I had a camshaft failure at 1300 miles in my M5. I chalked it up to infant mortality and continued to enjoy the car for 5 years. I replaced it with a next generation M5. In the first 6 months that one had the VANOS oil pump failure that plagued many early cars in that generation. My Signature Model S has had only minor issues in 20K miles. YMMV
 
Maybe you should stop taking everything so personally and stop bullying those who are being honest about problems they are having with their cars. I don't understand why it isn't possible to discuss these issues openly and honestly without risk of someone like you trying to silence those who have experiences or views that differ from your own.

Didnt realize I was trying to silence you. I'm glad people are bringing up issues but not everything is doom and gloom and a company that doesn't care about their customers or is lazy to boot as you often indicate. Calling people 'fanboys' is also rude and dismissive.
 
Didnt realize I was trying to silence you. I'm glad people are bringing up issues but not everything is doom and gloom and a company that doesn't care about their customers or is lazy to boot as you often indicate. Calling people 'fanboys' is also rude and dismissive.

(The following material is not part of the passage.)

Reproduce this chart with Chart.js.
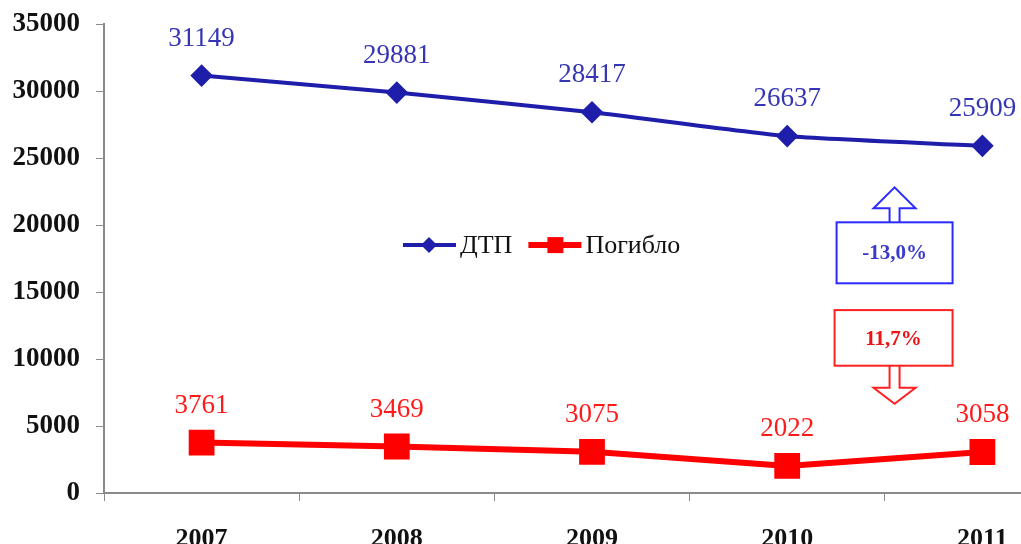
<!DOCTYPE html>
<html>
<head>
<meta charset="utf-8">
<script src="https://cdn.jsdelivr.net/npm/chart.js@4"></script>
<style>
  html, body { margin: 0; padding: 0; background: #fff; overflow: hidden; }
  #wrap { width: 1100px; height: 560px; }
</style>
</head>
<body>
<div id="wrap"><canvas id="dtpChart" width="1100" height="560"></canvas></div>
<script>
// Данные графика
const years = ['2007', '2008', '2009', '2010', '2011'];
const dtp = [31149, 29881, 28417, 26637, 25909];      // ДТП
const killed = [3761, 3469, 3075, 2022, 3058];        // Погибло
const seriesNames = ['ДТП', 'Погибло'];
const changeLabels = ['-13,0%', '11,7%'];
const yTicks = [0, 5000, 10000, 15000, 20000, 25000, 30000, 35000];

const serif = '"Liberation Serif", "Times New Roman", serif';

// подписи значений над точками
const valueLabels = {
    id: 'valueLabels',
    afterDatasetsDraw(chart) {
        const ctx = chart.ctx;
        ctx.save();
        ctx.font = '27px ' + serif;
        ctx.textAlign = 'center';
        ctx.textBaseline = 'middle';
        chart.data.datasets.forEach((ds, i) => {
            ctx.fillStyle = ds.labelColor;
            chart.getDatasetMeta(i).data.forEach((pt, j) => {
                ctx.fillText(ds.data[j], pt.x, pt.y - 37);
            });
        });
        ctx.restore();
    }
};

// легенда в середине графика
const midLegend = {
    id: 'midLegend',
    afterDraw(chart) {
        const ctx = chart.ctx;
        const y = chart.scales.y.getPixelForValue(18500);
        let x = 403;
        ctx.save();
        ctx.font = '26px ' + serif;
        ctx.textBaseline = 'middle';
        chart.data.datasets.forEach((ds, i) => {
            ctx.strokeStyle = ds.borderColor;
            ctx.lineWidth = ds.borderWidth;
            ctx.beginPath();
            ctx.moveTo(x, y);
            ctx.lineTo(x + 53, y);
            ctx.stroke();
            ctx.fillStyle = ds.pointBackgroundColor;
            ctx.beginPath();
            if (ds.pointStyle === 'rectRot') {
                ctx.moveTo(x + 26, y - 8);
                ctx.lineTo(x + 34, y);
                ctx.lineTo(x + 26, y + 8);
                ctx.lineTo(x + 18, y);
                ctx.closePath();
            } else {
                ctx.rect(x + 19, y - 8, 16, 16);
            }
            ctx.fill();
            ctx.fillStyle = '#111';
            ctx.fillText(ds.label, x + 57, y + 1);
            x += 57 + ctx.measureText(ds.label).width + 16;
        });
        ctx.restore();
    }
};

// рамки с процентами и стрелками
const callouts = {
    id: 'callouts',
    afterDraw(chart) {
        const ctx = chart.ctx;
        const cx = chart.scales.x.getPixelForValue(3.55);
        const ys = chart.scales.y;
        ctx.save();
        ctx.lineWidth = 2;
        ctx.textAlign = 'center';
        ctx.textBaseline = 'middle';
        ctx.font = 'bold 21px ' + serif;

        // синяя рамка, стрелка вверх
        let top = ys.getPixelForValue(20200), bot = ys.getPixelForValue(15650);
        ctx.strokeStyle = '#2b2bff';
        ctx.strokeRect(cx - 58, top, 116, bot - top);
        ctx.beginPath();
        ctx.moveTo(cx - 5, top);
        ctx.lineTo(cx - 5, top - 14);
        ctx.lineTo(cx - 21, top - 14);
        ctx.lineTo(cx, top - 35);
        ctx.lineTo(cx + 21, top - 14);
        ctx.lineTo(cx + 5, top - 14);
        ctx.lineTo(cx + 5, top);
        ctx.stroke();
        ctx.fillStyle = '#3a3acc';
        ctx.fillText(changeLabels[0], cx, (top + bot) / 2 + 1);

        // красная рамка, стрелка вниз
        top = ys.getPixelForValue(13650); bot = ys.getPixelForValue(9500);
        ctx.strokeStyle = '#ff2020';
        ctx.strokeRect(cx - 60, top, 118, bot - top);
        ctx.beginPath();
        ctx.moveTo(cx - 5, bot);
        ctx.lineTo(cx - 5, bot + 22);
        ctx.lineTo(cx - 21, bot + 22);
        ctx.lineTo(cx, bot + 38);
        ctx.lineTo(cx + 21, bot + 22);
        ctx.lineTo(cx + 5, bot + 22);
        ctx.lineTo(cx + 5, bot);
        ctx.stroke();
        ctx.fillStyle = '#ee1111';
        ctx.fillText(changeLabels[1], cx - 1, (top + bot) / 2 + 2);
        ctx.restore();
    }
};

new Chart(document.getElementById('dtpChart'), {
    type: 'line',
    data: {
        labels: years,
        datasets: [{
            label: seriesNames[0],
            data: dtp,
            borderColor: '#1e1eaa',
            backgroundColor: '#1e1eaa',
            pointBackgroundColor: '#1e1eaa',
            pointBorderColor: '#1e1eaa',
            labelColor: '#3535b5',
            borderWidth: 4,
            pointStyle: 'rectRot',
            pointRadius: 8.5,
            tension: 0.2,
            fill: false
        }, {
            label: seriesNames[1],
            data: killed,
            borderColor: '#ff0000',
            backgroundColor: '#ff0000',
            pointBackgroundColor: '#ff0000',
            pointBorderColor: '#ff0000',
            labelColor: '#ff1a1a',
            borderWidth: 6,
            pointStyle: 'rect',
            pointRadius: 14,
            tension: 0,
            fill: false
        }]
    },
    options: {
        responsive: false,
        animation: false,
        layout: { padding: { top: 24, right: 10, left: 2, bottom: 0 } },
        plugins: { legend: { display: false }, tooltip: { enabled: false } },
        scales: {
            x: {
                offset: true,
                afterFit: s => { s.height = 67; s.paddingLeft = 0; s.paddingRight = 0; },
                grid: { offset: true, drawOnChartArea: false, tickLength: 8, color: '#8a8a8a' },
                border: { color: '#8a8a8a', width: 2 },
                ticks: { color: '#111', padding: 23, font: { family: serif, size: 26, weight: 'bold' } }
            },
            y: {
                min: 0,
                max: 35000,
                afterFit: s => { s.width = 102; s.paddingTop = 0; s.paddingBottom = 0; },
                afterBuildTicks: s => { s.ticks = yTicks.map(v => ({ value: v })); },
                grid: { drawOnChartArea: false, tickLength: 8, color: '#8a8a8a' },
                border: { color: '#8a8a8a', width: 2 },
                ticks: {
                    color: '#111', padding: 16,
                    font: { family: serif, size: 27, weight: 'bold' },
                    callback: v => String(v)
                }
            }
        }
    },
    plugins: [valueLabels, midLegend, callouts]
});
</script>
</body>
</html>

I did not call you a fanboy. I did not call anyone here a fanboy. I simply said that there are those "fanboys" who were probably not very honest with their CR surveys. I made a very generic statement. I am one of Tesla's most vocal supporters and admirers. I've been called a fanboy more times than I can count, here and at TM Forums, because I wave the Tesla flag A LOT. I do wish that we can be less accusatory and more helpful and insightful. There is no need to take criticisms personally. They are not criticisms of you.